For the 68% of Class of 2022 students enrolled in a program designed to help them with last-minute, post-secondary planning, the community-based organizations (CBOs) executing the program attained their goal of enrolling students in summer placements and college or career in the fall, according to a report prepared by ReadyCT, program coordinator. Yet other factors, including chronic absenteeism and incomplete contact information, meant CBOs’ staff members were only able to engage 38% of the 201 students referred to the program, 77 students, total.
Hartford Public Schools staff referred 201 graduating seniors from the three traditional Hartford high schools and four magnet schools to the ALL IN! Class of 2022 program between March 31 and June 2, providing the names, schools and contact information of students without a plan for what they’d do after high school.
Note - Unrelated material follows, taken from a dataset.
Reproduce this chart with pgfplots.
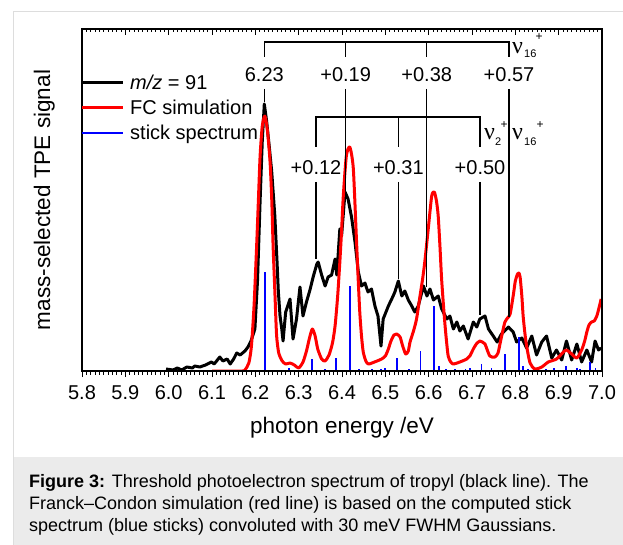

This figure represented 165% of the original goal of 122 referrals.
Ultimately, 77 students completed a career-interest profile and enrolled in the program, and 70% of enrolled students (54) participated in at least one type of summer program – an internship, job, summer bridge program to a college or summer youth employment and learning program. While the majority of the students were from Hartford, a few magnet school students were from New Britain (6), East Hartford (4), West Hartford (3), Bloomfield (2), Newington (1) and Vernon (1).
By the end of the program in mid-September, 68% of participants (52) had been placed in at least one final placement – either a two- or four-year college, a job, paid internship, trade program or “industry recognized credential” program. The students attending traditional high schools largely enrolled at community colleges, and those attending magnet schools were more likely to enroll at four-year colleges. Nearly half of the 52-student cohort were accepted into post-secondary education.
Enrolled students were offered a chance at a $50 gift card to complete a satisfaction survey, and 51% responded. Most of the 39 respondents said the program and staff helped them achieve their goals, and all respondents said they had completed their goals or were working on them. The respondents were permitted to give multiple reasons for joining the Class of 2022 program, and “for support with securing employment or seeking advice on launching their careers” was, by far, the top reason chosen.
“Despite extraordinary efforts by the staff of Blue Hills Civic Association, Center for Latino Progress and ReadyCT to reach students to offer this guidance, 20 students declined and 104 couldn’t be reached,” says Paul Diego Holzer, executive director of Achieve Hartford, which led the fundraising effort to fund the program. “While we wish we could have served more students, we’re thrilled we were able to help 68% of enrolled students. This last-minute emergency intervention potentially changed the trajectory of these students’ lives.”
This Coalition effort wouldn’t have been possible without these funders, to whom we’re grateful: the Travelers Foundation, the Hartford Foundation for Public Giving, The Hartford, the H.A. Vance Foundation, Social Venture Partners, Liberty Bank, the Elizabeth Carse Foundation and Brown Rudnick. Not only could these students get high-touch support, but some of them even got access to laptops for college and other supports. This was truly a moment for the “village” to rally around its high school graduates.